Postcolonial discourse seeks to dismantle the "myth of whiteness" overshadowing global thought, akin to Derridean deconstruction. Here, "the myth of whiteness" critically mirrors Western metaphysics. The term "abyaḍ" (white) functions paradoxically in the poem, imbued with connotations of blackness as the poet explicitly accuses white colonizers—those coveting global dominion. Al-Faytūrī addresses the colonizer not by conventional titles but as "abyaḍ" (white), inverting the racial slur "black" used by whites.

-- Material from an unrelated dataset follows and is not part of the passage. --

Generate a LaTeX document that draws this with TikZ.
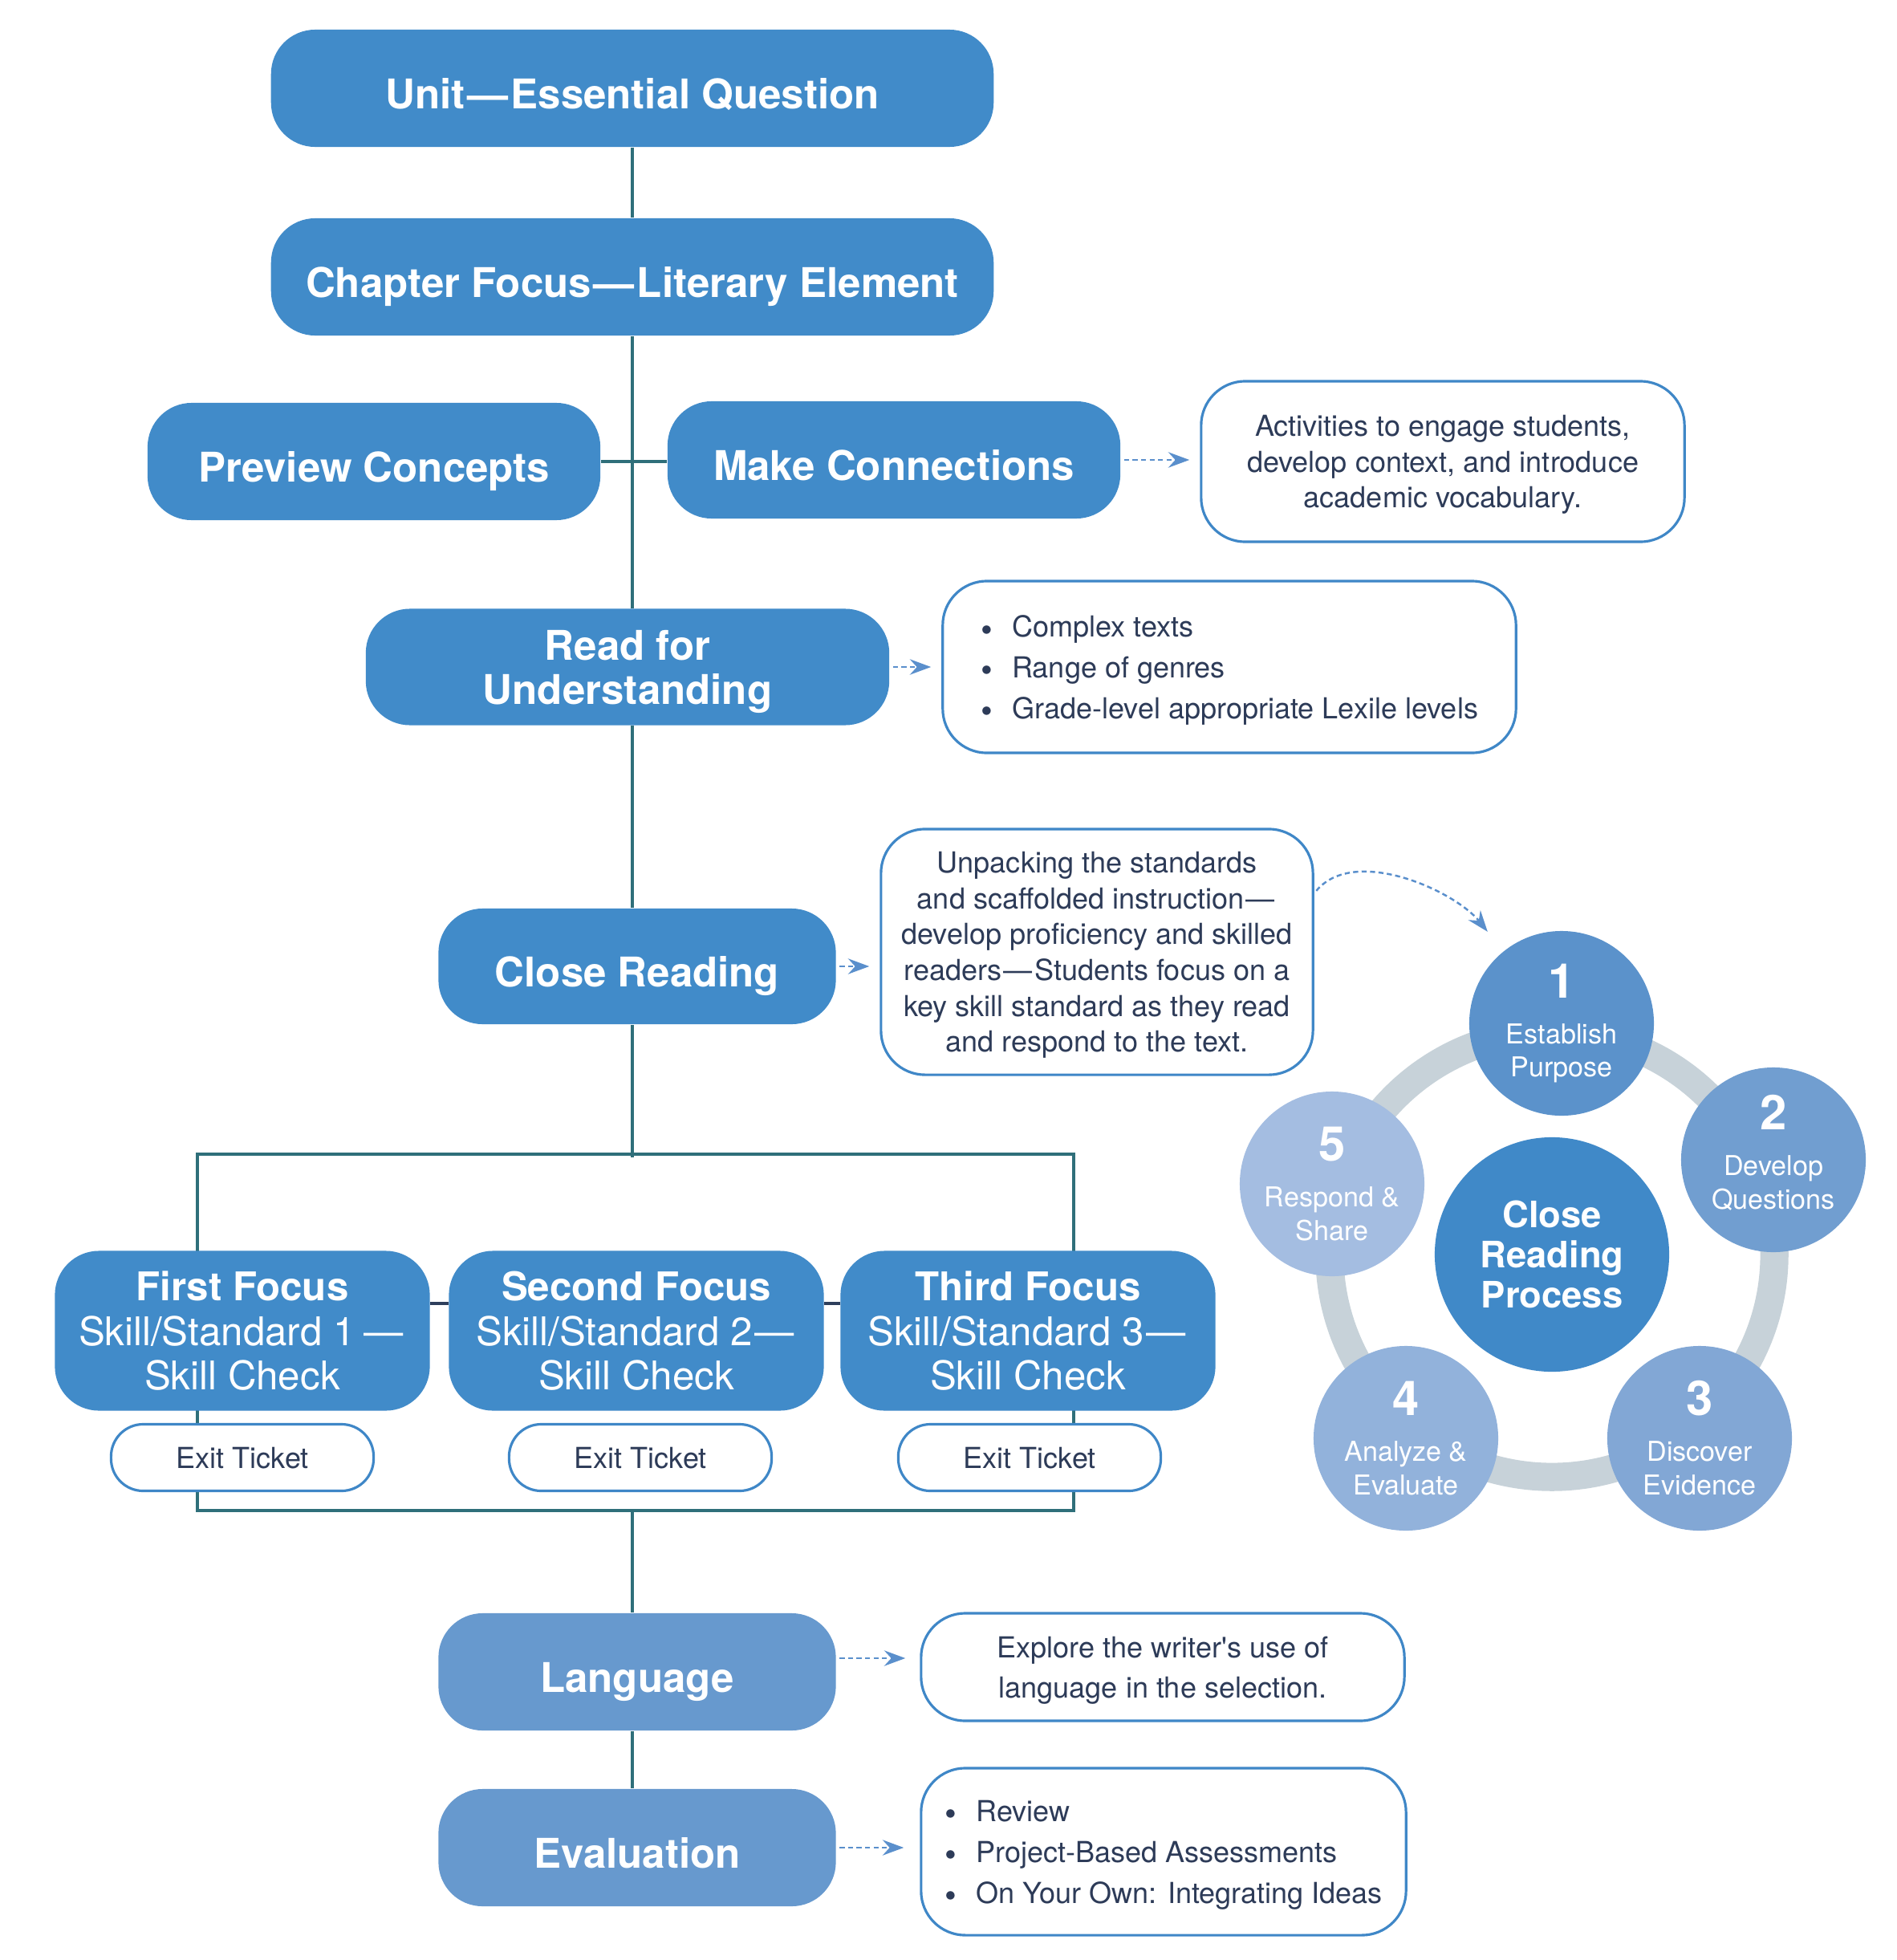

Al-Faytūrī subverts the traditional metaphysical opposition between wakefulness (as rationality, truth, activity) and sleep/dreams (as passivity, escape). Darkness and imagination become not realms of flight but spaces of resistance and identity reconstruction for the enslaved.



In traditional Islamic discourse, the Black Stone (al-Ḥajar al-Aswad) of the Kaaba is sacred, consecrated, central—a symbol of unity, divine mercy, and connection to the sacred. This establishes a rigid binary: sacred (Black Stone) vs. profane/ordinary (other stones). Al-Faytūrī masterfully inverts this: he appropriates the signifier "al-Ḥajar al-Aswad" but assigns it a diametrically opposed meaning—the black stone as obstacle, tool of oppression, symbol of darkness (physical and metaphorical), and agent of freedom’s constraint.



5. Conclusion

Applying Jacques Derrida’s deconstructive framework to Muḥammad al-Faytūrī’s Sorrows of the Black City, this study demonstrates that the poem transcends mere lament and protest. It constitutes an active discursive battleground, dismantling the semantic structures of colonial hegemony. Through profound linguistic mastery and strategic deconstructive techniques, al-Faytūrī assaults the core binary oppositions of colonial discourse—not merely at the level of content, but within the text’s semiotic deep structure—thereby overturning its imposed hierarchies.

6. Keyords: Derrida, Deconstruction, Différance, Postcolonial Literature, Muhammad al-Fayturi.